Pochi episodi della Storia dell’arte ci hanno affascinato e destato domande quanto il rinnovamento naturalistico dell’arte gotica. Infatti, tra Duecento e Trecento l’arte occidentale vive un cambiamento eccezionale, consistente in una rinnovata attenzione per la rappresentazione della realtà fisica, percepibile con i sensi, o meglio di ciò di cui l’uomo fa esperienza nel corso della propria esistenza. È cresciuta quindi in noi la domanda su quale fosse l’autentico valore dello sguardo rinnovato degli artisti di questo tempo.
Nel nostro lavoro abbiamo individuato un aiuto fondamentale nella figura di Dante Alighieri, testimone e a sua volta protagonista del medesimo movimento che interessa le arti figurative. Basti pensare anche solo al fatto di aver impostato la Commedia come il racconto dell’esperienza personalmente vissuta di un viaggio compiuto in carne e ossa nell’aldilà, in cui il poeta osserva e giudica la propria vita e il suo tempo, fra l’altro utilizzando il volgare, al posto del latino dei dotti.
Per Dante è fondamentale l’esperienza delle “cose viste”, nella quale rientra una conoscenza consapevole delle arti figurative e della nuova rappresentazione della realtà che le stava caratterizzando. Per questi motivi, abbiamo seguito Dante di fronte all’arte del suo tempo con lo scopo di capirne meglio il significato.
C’è un luogo particolare della Commedia dove Dante afferma il valore che ha per lui il nuovo realismo: i canti X e XII del Purgatorio. Qui il poeta descrive una serie di rilievi scolpiti dalla mano di Dio. La loro caratteristica principale è appunto quella del realismo ricercato dagli scultori del suo tempo, come Giovanni Pisano e Arnolfo di Cambio. L’angelo del rilievo con l’Annunciazione «non sembiava imagine che tace», sembrava una figura viva, capace di parlare, e addirittura «morti li morti / i vivi parean vivi». A tal punto arriva la fedeltà al vero di quest’arte che è un «visibile parlare», un’arte in cui le figure rappresentate sembrano esprimersi con parole.
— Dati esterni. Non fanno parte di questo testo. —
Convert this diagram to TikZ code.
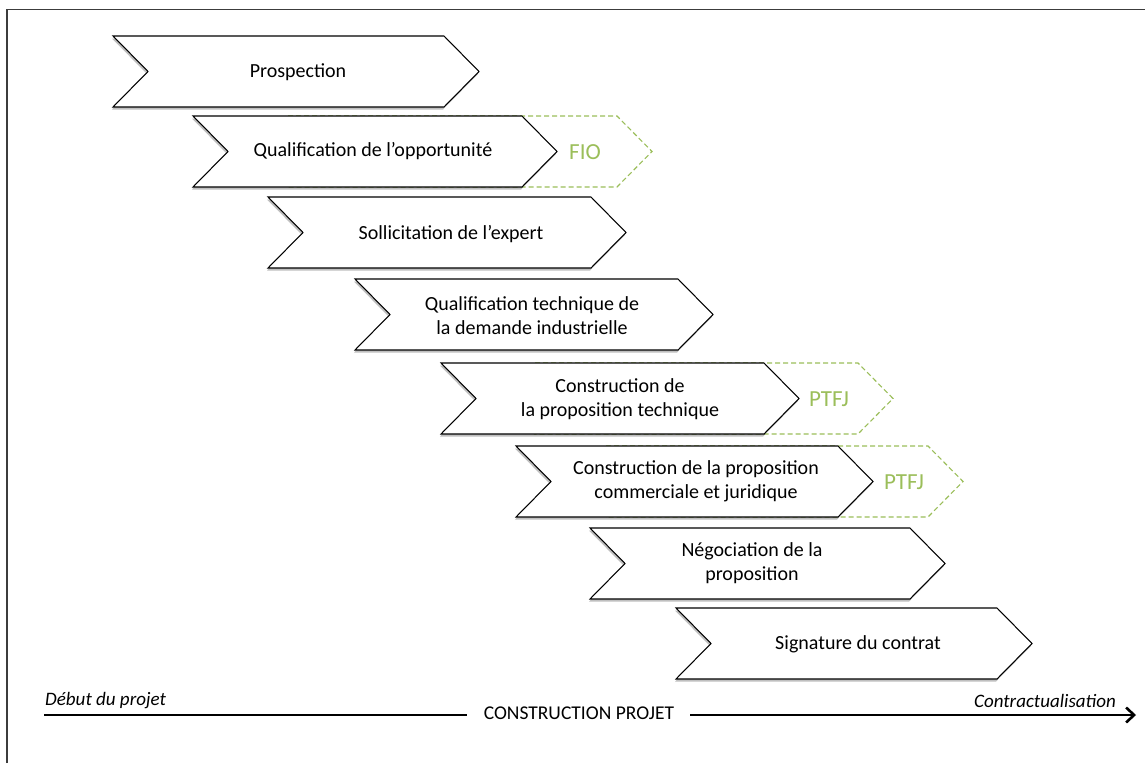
\documentclass[tikz,border=0pt]{standalone}
\usepackage{fontspec}
\setmainfont{Carlito}
\usetikzlibrary{arrows.meta,shadows}
\definecolor{olive}{RGB}{155,190,90}
\definecolor{framegray}{RGB}{60,60,60}
\tikzset{
  chev/.style={draw=black, line width=1.05pt, fill=white, line join=miter,
    drop shadow={shadow xshift=-1pt, shadow yshift=-2.5pt, fill=black, opacity=0.25}},
  gchev/.style={draw=olive, line width=1.1pt, dashed, dash pattern=on 5pt off 3pt, fill=white},
  lbl/.style={font=\fontsize{20}{24}\selectfont, align=center, inner sep=0pt},
  glbl/.style={font=\fontsize{23}{27}\selectfont, text=olive, inner sep=0pt},
  axlbl/.style={font=\fontsize{19}{22}\selectfont\itshape, inner sep=0pt},
}
% #1 left, #2 top, #3 width
\newcommand{\chevpath}[3]{(#1,#2) -- ({#1+#3-35},#2) -- ({#1+#3},{#2+35.5}) -- ({#1+#3-35},{#2+71}) -- (#1,{#2+71}) -- ({#1+35},{#2+35.5}) -- cycle}
\begin{document}
\begin{tikzpicture}[x=1pt,y=-1pt]
\useasboundingbox (0,0) rectangle (1145,763);
% frame
\draw[framegray, line width=1.4pt] (7,763) -- (7,9.5) -- (1145,9.5);

% green dashed chevrons (behind)
\path[gchev] \chevpath{288}{116}{364};
\path[gchev] \chevpath{535}{363}{358};
\path[gchev] \chevpath{606}{446}{357};

% black chevrons
\path[chev] \chevpath{113}{36}{366};
\path[chev] \chevpath{193}{116}{364};
\path[chev] \chevpath{268}{197}{358};
\path[chev] \chevpath{355}{279}{358};
\path[chev] \chevpath{441}{363}{358};
\path[chev] \chevpath{516}{446}{357};
\path[chev] \chevpath{590}{528}{355};
\path[chev] \chevpath{676}{608}{356};

% labels
\node[lbl] (s1) at (298,72) {Prospection};
\node[lbl] (s2) at (373,151) {Qualification de l’opportunité};
\node[lbl] (s3) at (451,234) {Sollicitation de l’expert};
\node[lbl] (s4) at (532,316) {Qualification technique de\\la demande industrielle};
\node[lbl] (s5) at (620,399) {Construction de\\la proposition technique};
\node[lbl] (s6) at (696,481) {Construction de la proposition\\commerciale et juridique};
\node[lbl] (s7) at (752,563) {Négociation de la\\proposition};
\node[lbl] (s8) at (858,644) {Signature du contrat};

\node[glbl] (g1) at (585,152) {FIO};
\node[glbl] (g2) at (829,399) {PTFJ};
\node[glbl] (g3) at (904,482) {PTFJ};

% axis
\coordinate (a0) at (44,715);
\coordinate (a1) at (467,715);
\coordinate (a2) at (690,715);
\coordinate (a3) at (1136,715);
\node[font=\fontsize{19.5}{24}\selectfont, inner sep=0pt] (cp) at (579,713) {CONSTRUCTION PROJET};
\draw[line width=2pt] (a0) -- (a1);
\draw[line width=2pt, -{Straight Barb[length=8pt,width=15pt,line width=2.6pt]}] (a2) -- (a3);
\node[axlbl, anchor=west] (deb) at (45,701) {Début du projet};
\node[axlbl, anchor=east] (fin) at (1116,701) {Contractualisation};
\end{tikzpicture}
\end{document}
Tuttavia, l’intento di quelle immagini non si riduce alla riproduzione esatta della realtà. Sono state poste lì da Dio per la conversione dei penitenti del Purgatorio. Il realismo contribuisce a questa finalità, perché permette di «”vedere” i fatti rappresentati come se fossero presenti» (L. Battaglia Ricci, 2004) e favorisce pertanto l’immedesimazione con gli eventi raffigurati e con l’insegnamento da loro trasmesso.
Qualcosa di simile aveva voluto fare nella celebrazione del Presepe a Greccio San Francesco d’Assisi, una personalità fondamentale per l’attenzione al reale di Dante o di Giotto. Decenni dopo l’episodio, proprio Giotto dipinge il Presepio di Greccio ad Assisi ambientandolo in una chiesa contemporanea.
Iniziando così a prendere coscienza della profondità di significato che sta dietro il fenomeno dell’arte della realtà al tempo di Dante, si può apprezzare in maniera più consapevole l’ampiezza di sguardo degli artisti gotici sul reale, la loro volontà di comprenderne tutti gli aspetti, dalla crudezza più cupa del male alla dolcezza luminosa dei colori che allietano gli occhi di chi guardi il mondo che lo circonda.
Dopo aver affrontato la questione di come il realismo duecentesco si sia confrontato con due punti fondamentali dell’arte e della civiltà medievale quali la concezione della realtà come segno dell’essere e la rappresentazione di Dio come luce, la mostra si conclude con tre immagini molto significative, una poetica e due pittoriche.
Alla fine del Paradiso di Dante come nel Giudizio finale di Giotto nella Cappella degli Scrovegni a Padova, Dio non appare come pura luce, bensì con la carnalità del volto di un uomo come noi, «con la nostra effige». Allo stesso tempo, nel Giudizio di Padova, ai due angoli superiori, un angelo arrotola il cielo blu, lasciando intravedere la luminosa distesa d’oro della Gerusalemme celeste, cioè la realtà ultima a cui tutto tende. In queste tre immagini abbiamo individuato una traccia per cogliere il significato profondo del realismo del Duecento: un modo rinnovato per rispondere al medesimo scopo di tutta l’arte medievale, favorire il desiderio del rapporto dell’uomo col Mistero di Dio, che in Cristo si è reso conoscibile con un volto umano. Solo che ora la visione proposta da artisti come Dante e Giotto porta ogni singolo particolare dell’esistenza dell’uomo dentro la raffigurazione della presenza del divino nella storia.